WHAT THIS TASK INVOLVES
Filter these entries so that only lines with the word "page" remain.
'''
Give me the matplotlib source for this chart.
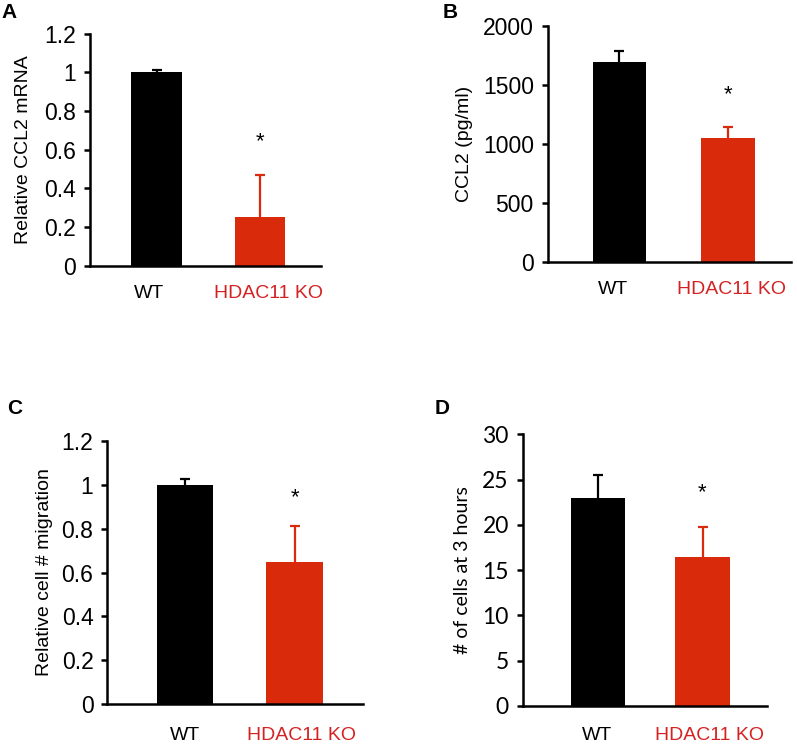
import matplotlib
matplotlib.use("Agg")
import matplotlib.pyplot as plt

categories = ["WT", "HDAC11 KO"]

a_values = [1.0, 0.25]
a_errors = [0.01, 0.22]
a_ticks = [0, 0.2, 0.4, 0.6, 0.8, 1, 1.2]
a_ticklabels = ["0", "0.2", "0.4", "0.6", "0.8", "1", "1.2"]

b_values = [1697, 1047]
b_errors = [93, 99]
b_ticks = [0, 500, 1000, 1500, 2000]

c_values = [1.0, 0.648]
c_errors = [0.027, 0.164]
c_ticks = [0, 0.2, 0.4, 0.6, 0.8, 1, 1.2]
c_ticklabels = ["0", "0.2", "0.4", "0.6", "0.8", "1", "1.2"]

d_values = [23.0, 16.5]
d_errors = [2.5, 3.3]
d_ticks = [0, 5, 10, 15, 20, 25, 30]

RED = "#DA2A0C"
RED_TXT = "#D42222"
colors = ["black", RED]

plt.rcParams["font.family"] = ["Liberation Sans", "DejaVu Sans"]

W, H = 797, 744
fig = plt.figure(figsize=(W / 100, H / 100), dpi=100)


def make_ax(left, right, top, bottom):
    return fig.add_axes([left / W, 1 - bottom / H, (right - left) / W, (bottom - top) / H])


def panel(ax, values, errors, ticks, ticklabels, ymax, ylabel, xlim, width,
          star_y, label_x, label_ypix, font, tick_fs, ylabel_pad):
    x = [0, 1]
    ax.bar(x, values, width=width, color=colors, zorder=2)
    for xi, v, e, c in zip(x, values, errors, colors):
        eb = ax.errorbar([xi], [v], yerr=[[0], [e]], fmt="none", ecolor=c,
                         elinewidth=1.6, capsize=3.8, capthick=1.6, zorder=3)
        caps = eb.lines[1]
        if len(caps) >= 2:
            caps[0].set_visible(False)
    ax.set_xlim(*xlim)
    ax.set_ylim(0, ymax)
    ax.set_yticks(ticks)
    ax.set_yticklabels(ticklabels, fontsize=tick_fs, family=font)
    ax.set_xticks([])
    for s in ["top", "right"]:
        ax.spines[s].set_visible(False)
    for s in ["left", "bottom"]:
        ax.spines[s].set_linewidth(1.8)
    ax.tick_params(axis="y", length=4, width=1.8, pad=6)
    ax.set_ylabel(ylabel, fontsize=14, family=font, labelpad=ylabel_pad)
    ax.text(1, star_y, "*", ha="center", va="center", fontsize=16)
    for lx, lab, col in zip(label_x, categories, ["black", RED_TXT]):
        ax.annotate(lab, xy=(lx, 1 - label_ypix / H), xycoords=("data", "figure fraction"),
                    color=col, fontsize=14, ha="center", va="center",
                    annotation_clip=False)
    return ax


# Panel A
axA = make_ax(90, 321, 33.5, 265.7)
panel(axA, a_values, a_errors, a_ticks, a_ticklabels, 1.2, "Relative CCL2 mRNA",
      (-0.646, 1.59), 0.49, 0.64, [-0.075, 1.078], 293, "Liberation Sans", 16.5, 9)
# Panel B
axB = make_ax(547.7, 790.7, 26, 261.7)
panel(axB, b_values, b_errors, b_ticks, [str(t) for t in b_ticks], 2000, "CCL2 (pg/ml)",
      (-0.659, 1.577), 0.49, 1414, [-0.06, 1.03], 290, "Liberation Sans", 16.5, 7)
# Panel C
axC = make_ax(107.3, 362.7, 441, 704)
panel(axC, c_values, c_errors, c_ticks, c_ticklabels, 1.2, "Relative cell # migration",
      (-0.708, 1.62), 0.515, 0.94, [0.0, 1.06], 735, "Liberation Sans", 16.5, 6)
# Panel D
axD = make_ax(522.7, 767.3, 434.3, 706)
panel(axD, d_values, d_errors, d_ticks, [str(t) for t in d_ticks], 30, "# of cells at 3 hours",
      (-0.726, 1.622), 0.52, 23.5, [-0.01, 1.07], 735, "Lato", 16.5, 8)

# Panel letters
for lab, xp, yp in [("A", 9, 13), ("B", 450, 12), ("C", 15, 409), ("D", 442, 409)]:
    fig.text(xp / W, 1 - yp / H, lab, fontsize=15, fontweight="bold",
             ha="center", va="center")

fig.savefig("out.png", dpi=100)
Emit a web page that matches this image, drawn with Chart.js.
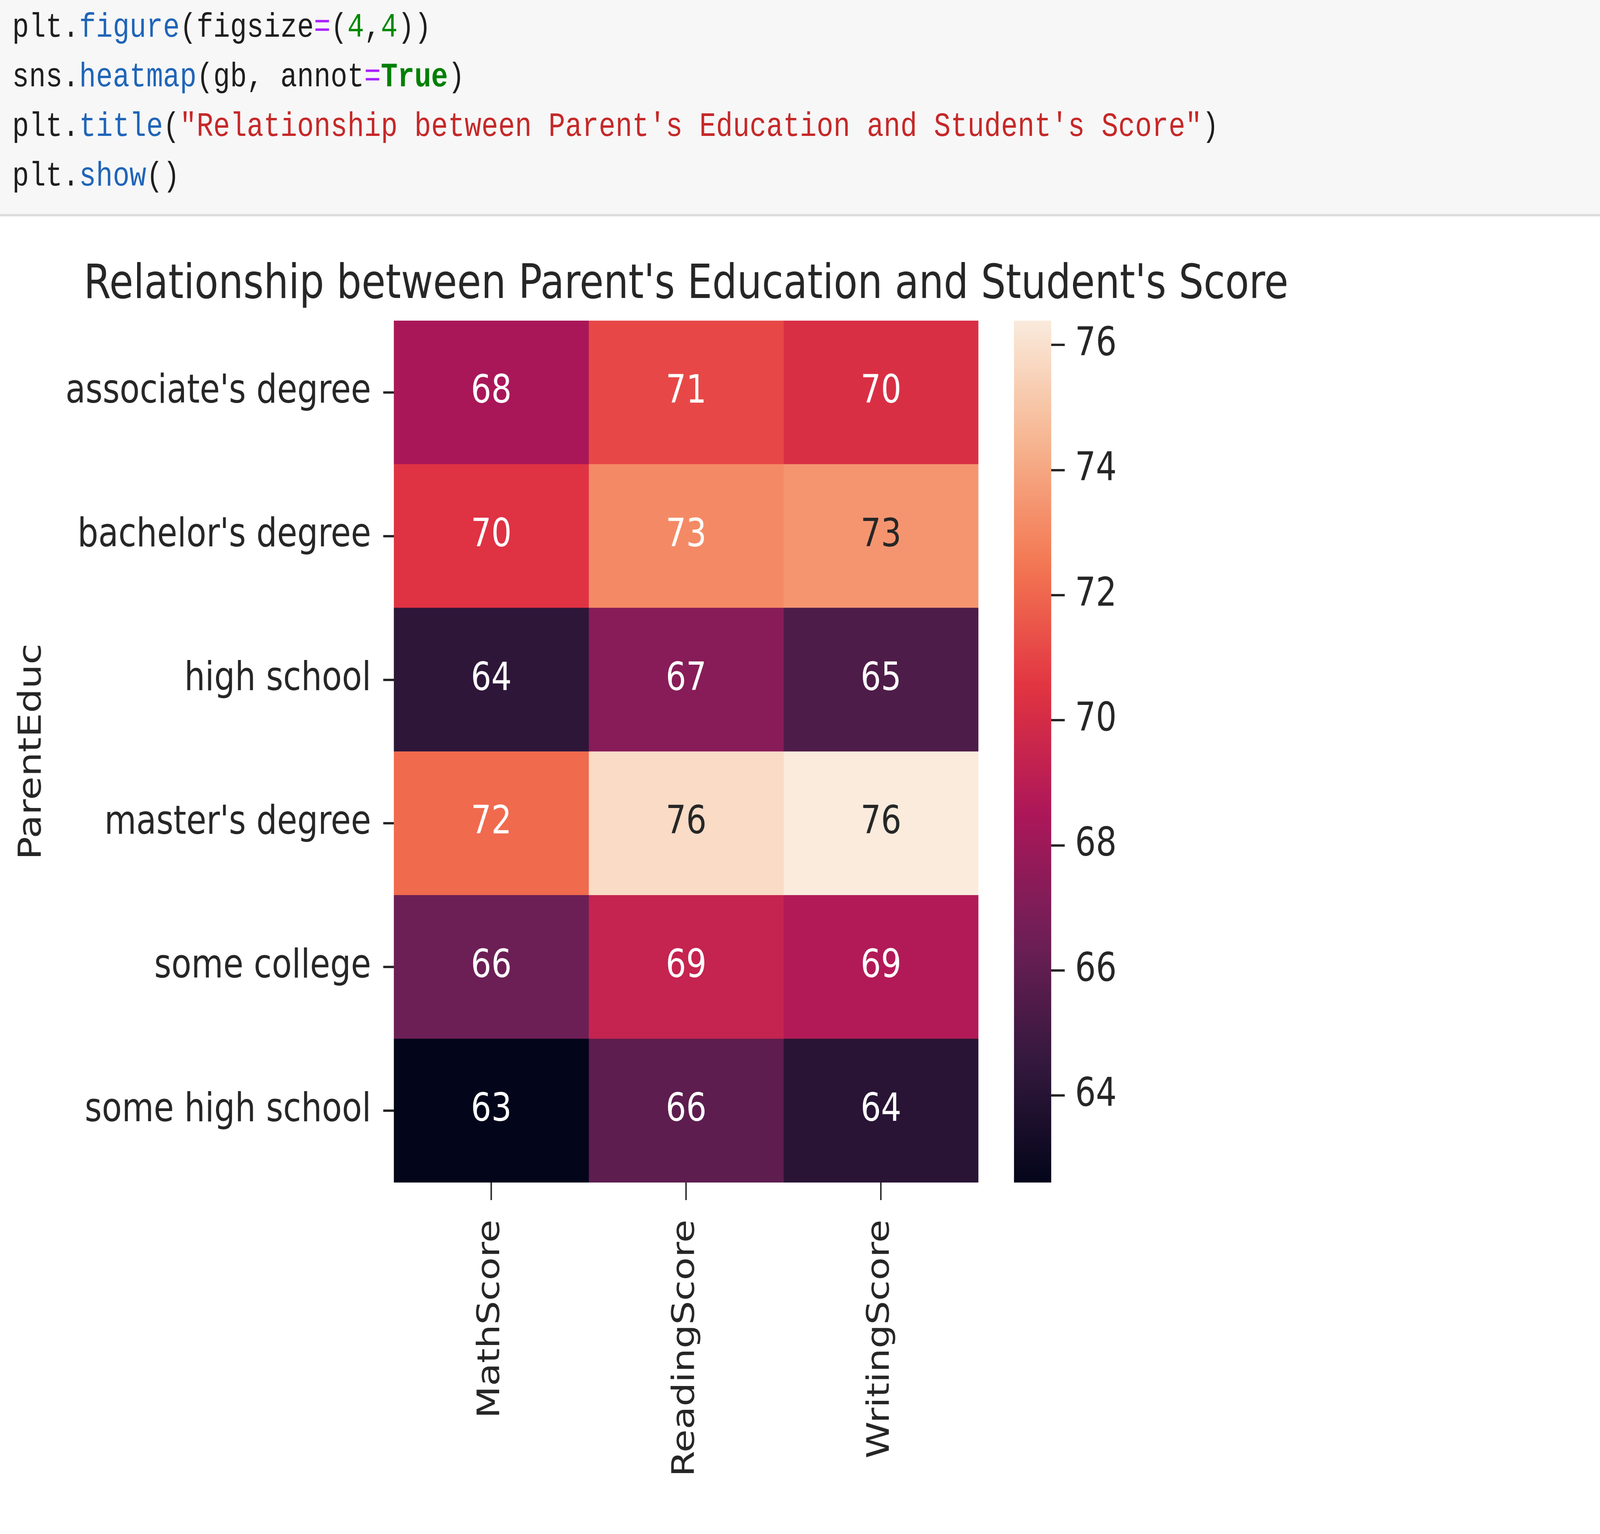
<!DOCTYPE html>
<html>
<head>
<meta charset="utf-8">
<script src="https://cdn.jsdelivr.net/npm/chart.js@4.4.1/dist/chart.umd.min.js"></script>
<style>
  html, body { margin: 0; padding: 0; background: #fff; overflow: hidden; width: 100%; height: 100%; }
  #frame { position: fixed; left: 0; top: 0; width: 100vw; height: 100vh; overflow: hidden; }
  /* page laid out in 6480x3928 picture pixels, squeezed by 1.3 sideways,
     then scaled to the window (the screenshot is stretched sideways) */
  #page {
    position: absolute; left: 0; top: 0;
    width: 4985px; height: 3928px;
    transform-origin: 0 0;
  }
  #code {
    position: absolute; left: 0; top: 0; width: 4985px; height: 548px;
    background: #f7f7f7; border-bottom: 6px solid #dcdcdc;
  }
  #code pre {
    margin: 0; padding: 8px 0 0 38px;
    font-family: "Liberation Mono", "DejaVu Sans Mono", monospace;
    font-size: 87px; line-height: 127px; color: #1e1e1e;
  }
  .pr { color: #2065b8; }
  .op { color: #aa22ff; }
  .nu { color: #008800; }
  .kw { color: #008000; font-weight: bold; }
  .st { color: #c62828; }
  .box { position: absolute; top: 565px; height: 3363px; }
</style>
</head>
<body>
<div id="frame">
<div id="page">
  <div id="code"><pre>plt.<span class="pr">figure</span>(figsize<span class="op">=</span>(<span class="nu">4</span>,<span class="nu">4</span>))
sns.<span class="pr">heatmap</span>(gb, annot<span class="op">=</span><span class="kw">True</span>)
plt.<span class="pr">title</span>(<span class="st">"Relationship between Parent's Education and Student's Score"</span>)
plt.<span class="pr">show</span>()</pre></div>
  <div class="box" style="left:0; width:4985px;"><canvas id="heat" width="4985" height="3363"></canvas></div>
  <div class="box" style="left:3159px; width:420px;"><canvas id="cbar" width="420" height="3363"></canvas></div>
</div>
</div>

<script>
// data (mean scores by parent's education)
const parentEduc = ["associate's degree", "bachelor's degree", "high school", "master's degree", "some college", "some high school"];
const scoreColumns = ["MathScore", "ReadingScore", "WritingScore"];
const mathScore    = [68.4, 70.4, 64.3, 72.1, 66.4, 62.61];
const readingScore = [71.1, 73.1, 67.3, 75.8, 69.4, 65.9];
const writingScore = [70.2, 73.45, 65.4, 76.39, 68.7, 64.1];
const colorbarTicks = [64, 66, 68, 70, 72, 74, 76];
const chartTitle = "Relationship between Parent's Education and Student's Score";
const yAxisTitle = "ParentEduc";

// fit the 6480x3928 layout into whatever the window really is
const kx = window.innerWidth / 6480;
const ky = window.innerHeight / 3928;
document.getElementById('page').style.transform = 'scale(' + (1.3 * kx) + ',' + ky + ')';

const columns = [mathScore, readingScore, writingScore];
const allValues = mathScore.concat(readingScore, writingScore);
const vmin = Math.min(...allValues);
const vmax = Math.max(...allValues);

// seaborn "rocket" colormap
const rocket = [
  [0, '#03051a'], [1/7, '#35193e'], [2/7, '#701f57'], [3/7, '#ad1759'],
  [4/7, '#e13342'], [5/7, '#f37651'], [6/7, '#f6b48f'], [1, '#faebdd']
];
function hexRgb(h) {
  return [1, 3, 5].map(i => parseInt(h.substr(i, 2), 16));
}
function rocketRgb(t) {
  t = Math.max(0, Math.min(1, t));
  for (let i = 1; i < rocket.length; i++) {
    if (t <= rocket[i][0]) {
      const a = rocket[i - 1], b = rocket[i];
      const f = (t - a[0]) / (b[0] - a[0]);
      const ca = hexRgb(a[1]), cb = hexRgb(b[1]);
      return ca.map((v, k) => Math.round(v + (cb[k] - v) * f));
    }
  }
  return hexRgb(rocket[rocket.length - 1][1]);
}
function cellRgb(v) {
  return rocketRgb((v - vmin) / (vmax - vmin));
}
function luminance(rgb) {
  const lin = rgb.map(c => {
    c = c / 255;
    return c <= 0.03928 ? c / 12.92 : Math.pow((c + 0.055) / 1.055, 2.4);
  });
  return 0.2126 * lin[0] + 0.7152 * lin[1] + 0.0722 * lin[2];
}

Chart.defaults.font.family = '"DejaVu Sans", sans-serif';
Chart.defaults.color = '#262626';

const textColor = '#262626';

// numbers in the cells, like annot=True
const annotPlugin = {
  id: 'annot',
  afterDatasetsDraw(chart) {
    const ctx = chart.ctx;
    const xs = chart.scales.x, ys = chart.scales.y;
    ctx.save();
    ctx.font = '100px "DejaVu Sans"';
    ctx.textAlign = 'center';
    ctx.textBaseline = 'middle';
    columns.forEach((vals, c) => {
      vals.forEach((v, r) => {
        const rgb = cellRgb(v);
        ctx.fillStyle = luminance(rgb) > 0.408 ? textColor : '#ffffff';
        ctx.fillText(String(Math.round(v)), xs.getPixelForValue(c + 0.5), ys.getPixelForValue(r));
      });
    });
    ctx.restore();
  }
};

// title centred over the heatmap axes
const titlePlugin = {
  id: 'axTitle',
  afterDraw(chart) {
    const ctx = chart.ctx, ca = chart.chartArea;
    ctx.save();
    ctx.font = '122px "DejaVu Sans"';
    ctx.fillStyle = textColor;
    ctx.textAlign = 'center';
    ctx.textBaseline = 'alphabetic';
    ctx.fillText(chartTitle, (ca.left + ca.right) / 2, ca.top - 58);
    ctx.restore();
  }
};

new Chart(document.getElementById('heat'), {
  type: 'bar',
  data: {
    labels: parentEduc,
    datasets: columns.map((vals, c) => ({
      label: scoreColumns[c],
      data: vals.map(() => [c, c + 1]),
      backgroundColor: vals.map(v => 'rgb(' + cellRgb(v).join(',') + ')'),
      borderWidth: 0,
      barPercentage: 1,
      categoryPercentage: 1,
      grouped: false
    }))
  },
  options: {
    indexAxis: 'y',
    responsive: false,
    animation: false,
    layout: { padding: { top: 256, right: 1937, left: 0, bottom: 0 } },
    plugins: { legend: { display: false }, tooltip: { enabled: false } },
    scales: {
      x: {
        type: 'linear',
        min: 0,
        max: scoreColumns.length,
        afterBuildTicks: axis => {
          axis.ticks = scoreColumns.map((c, i) => ({ value: i + 0.5 }));
        },
        afterFit: s => { s.height = 900; },
        border: { display: false },
        grid: { drawOnChartArea: false, tickLength: 45, lineWidth: 4.5, color: textColor },
        ticks: {
          autoSkip: false,
          minRotation: 90,
          maxRotation: 90,
          padding: 50,
          color: textColor,
          font: { size: 96 },
          callback: (v, i) => scoreColumns[i]
        }
      },
      y: {
        type: 'category',
        afterFit: s => { s.width = 1227; },
        border: { display: false },
        grid: { offset: false, drawOnChartArea: false, tickLength: 33, lineWidth: 6, color: textColor },
        ticks: { padding: 38, color: textColor, font: { size: 102 } },
        title: {
          display: true,
          text: yAxisTitle,
          color: textColor,
          font: { size: 98 },
          padding: { top: 43, bottom: 0 }
        }
      }
    }
  },
  plugins: [annotPlugin, titlePlugin]
});

// colour bar
new Chart(document.getElementById('cbar'), {
  type: 'bar',
  data: {
    labels: [''],
    datasets: [{
      data: [[vmin, vmax]],
      borderWidth: 0,
      barPercentage: 1,
      categoryPercentage: 1,
      backgroundColor: ctx => {
        const ca = ctx.chart.chartArea;
        if (!ca) return '#888';
        const g = ctx.chart.ctx.createLinearGradient(0, ca.bottom, 0, ca.top);
        for (let i = 0; i <= 40; i++) {
          const rgb = rocketRgb(i / 40);
          g.addColorStop(i / 40, 'rgb(' + rgb.join(',') + ')');
        }
        return g;
      }
    }]
  },
  options: {
    responsive: false,
    animation: false,
    layout: { padding: { top: 256, bottom: 900, left: 0, right: 0 } },
    plugins: { legend: { display: false }, tooltip: { enabled: false } },
    scales: {
      x: { display: false },
      y: {
        position: 'right',
        min: vmin,
        max: vmax,
        afterBuildTicks: axis => {
          axis.ticks = colorbarTicks.map(v => ({ value: v }));
        },
        afterFit: s => { s.width = 304; },
        border: { display: false },
        grid: { drawOnChartArea: false, tickLength: 42, lineWidth: 6, color: textColor },
        ticks: { padding: 32, color: textColor, font: { size: 102 }, callback: v => String(v) }
      }
    }
  }
});
</script>
</body>
</html>
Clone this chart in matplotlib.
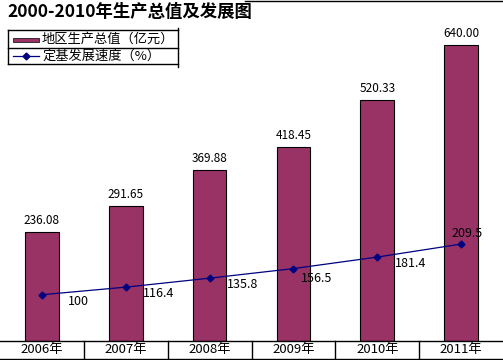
'''
CORRECT RESULT
Emit a web page that matches this image, drawn with Chart.js.
  /* page laid out in 6480x3928 picture pixels, squeezed by 1.3 sideways,
  #page {
<div id="page">
document.getElementById('page').style.transform = 'scale(' + (1.3 * kx) + ',' + ky + ')';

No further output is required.